YOUR GOAL
Set down the data below without change, skipping the pictures it holds.

SUPPLIED MATERIAL
= = = = = = =

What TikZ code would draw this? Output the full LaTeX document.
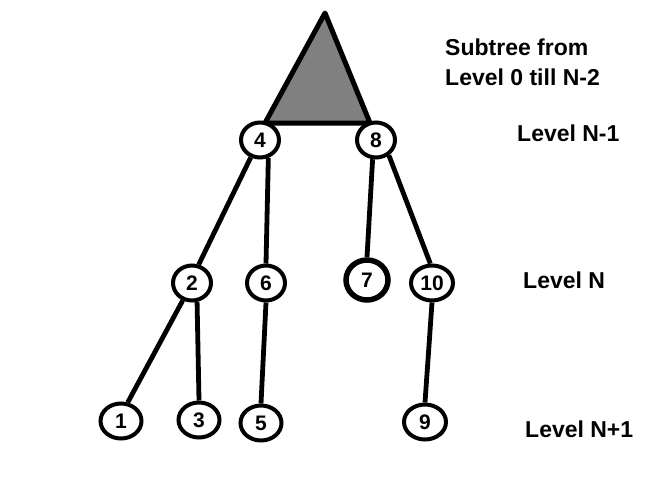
\documentclass[tikz,border=0pt]{standalone}
\usepackage{fontspec}
\setmainfont{Liberation Sans}
\usetikzlibrary{shapes.geometric}
\definecolor{SubtreeGray}{RGB}{128,128,128}
\tikzset{
  keynode/.style={ellipse,draw=black,line width=4pt,fill=white,
    minimum width=38pt,minimum height=35pt,inner sep=0pt,
    font=\fontsize{21}{21}\selectfont\bfseries},
  bignode/.style={keynode,line width=5.5pt,minimum width=42pt,minimum height=40pt},
  edge/.style={line width=4.8pt,black},
  levellabel/.style={anchor=base west,inner sep=0pt,
    font=\fontsize{23}{26}\selectfont\bfseries,align=left}
}

\begin{document}
\begin{tikzpicture}[x=1pt,y=-1pt]
          \useasboundingbox (0,0) rectangle (661,503);
          % subtree above level N-1
          \coordinate (apex) at (325,13);
          \filldraw[fill=SubtreeGray,draw=black,line width=5pt,line join=round]
            (apex) -- (370,123) -- (265,123) -- cycle;
          % level N-1
          \node[keynode] (n4) at (260,140) {4};
          \node[keynode] (n8) at (376,140) {8};
          % level N
          \node[keynode] (n2) at (192,283) {2};
          \node[keynode] (n6) at (266,283) {6};
          \node[bignode] (n7) at (367,280) {7};
          \node[keynode,minimum width=42pt] (n10) at (432,283) {10};
          % level N+1
          \node[keynode,minimum width=41pt] (n1) at (121,421) {1};
          \node[keynode,minimum width=41pt] (n3) at (199,420) {3};
          \node[keynode,minimum width=41pt] (n5) at (261,423) {5};
          \node[keynode,minimum width=42pt] (n9) at (425,422) {9};
          % edges
          \draw[edge] (n4.242) -- (n2.70);
          \draw[edge] (n4.-65) -- (n6.north);
          \draw[edge] (n8.-100) -- (n7.north);
          \draw[edge] (n8.-50) -- (n10.95);
          \draw[edge] (n2.-118) -- (n1.70);
          \draw[edge] (n2.-75) -- (n3.north);
          \draw[edge] (n6.south) -- (n5.north);
          \draw[edge] (n10.south) -- (n9.north);
          % level names
          \node[levellabel] (sub) at (445,56) {Subtree from};
          \node[levellabel] (sub2) at (445,85) {Level 0 till N-2};
          \node[levellabel] (lvl1) at (517,141) {Level N-1};
          \node[levellabel] (lvl2) at (523,288) {Level N};
          \node[levellabel] (lvl3) at (525,437) {Level N+1};
        \end{tikzpicture}
\end{document}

= = = = = = =

RESPONSE TO THIS EXERCISE
What TikZ code would draw this? Output the full LaTeX document.
\documentclass[tikz,border=0pt]{standalone}
\usepackage{fontspec}
\setmainfont{Liberation Sans}
\usetikzlibrary{shapes.geometric}
\definecolor{SubtreeGray}{RGB}{128,128,128}
\tikzset{
  keynode/.style={ellipse,draw=black,line width=4pt,fill=white,
    minimum width=38pt,minimum height=35pt,inner sep=0pt,
    font=\fontsize{21}{21}\selectfont\bfseries},
  bignode/.style={keynode,line width=5.5pt,minimum width=42pt,minimum height=40pt},
  edge/.style={line width=4.8pt,black},
  levellabel/.style={anchor=base west,inner sep=0pt,
    font=\fontsize{23}{26}\selectfont\bfseries,align=left}
}

\begin{document}
\begin{tikzpicture}[x=1pt,y=-1pt]
          \useasboundingbox (0,0) rectangle (661,503);
          % subtree above level N-1
          \coordinate (apex) at (325,13);
          \filldraw[fill=SubtreeGray,draw=black,line width=5pt,line join=round]
            (apex) -- (370,123) -- (265,123) -- cycle;
          % level N-1
          \node[keynode] (n4) at (260,140) {4};
          \node[keynode] (n8) at (376,140) {8};
          % level N
          \node[keynode] (n2) at (192,283) {2};
          \node[keynode] (n6) at (266,283) {6};
          \node[bignode] (n7) at (367,280) {7};
          \node[keynode,minimum width=42pt] (n10) at (432,283) {10};
          % level N+1
          \node[keynode,minimum width=41pt] (n1) at (121,421) {1};
          \node[keynode,minimum width=41pt] (n3) at (199,420) {3};
          \node[keynode,minimum width=41pt] (n5) at (261,423) {5};
          \node[keynode,minimum width=42pt] (n9) at (425,422) {9};
          % edges
          \draw[edge] (n4.242) -- (n2.70);
          \draw[edge] (n4.-65) -- (n6.north);
          \draw[edge] (n8.-100) -- (n7.north);
          \draw[edge] (n8.-50) -- (n10.95);
          \draw[edge] (n2.-118) -- (n1.70);
          \draw[edge] (n2.-75) -- (n3.north);
          \draw[edge] (n6.south) -- (n5.north);
          \draw[edge] (n10.south) -- (n9.north);
          % level names
          \node[levellabel] (sub) at (445,56) {Subtree from};
          \node[levellabel] (sub2) at (445,85) {Level 0 till N-2};
          \node[levellabel] (lvl1) at (517,141) {Level N-1};
          \node[levellabel] (lvl2) at (523,288) {Level N};
          \node[levellabel] (lvl3) at (525,437) {Level N+1};
        \end{tikzpicture}
\end{document}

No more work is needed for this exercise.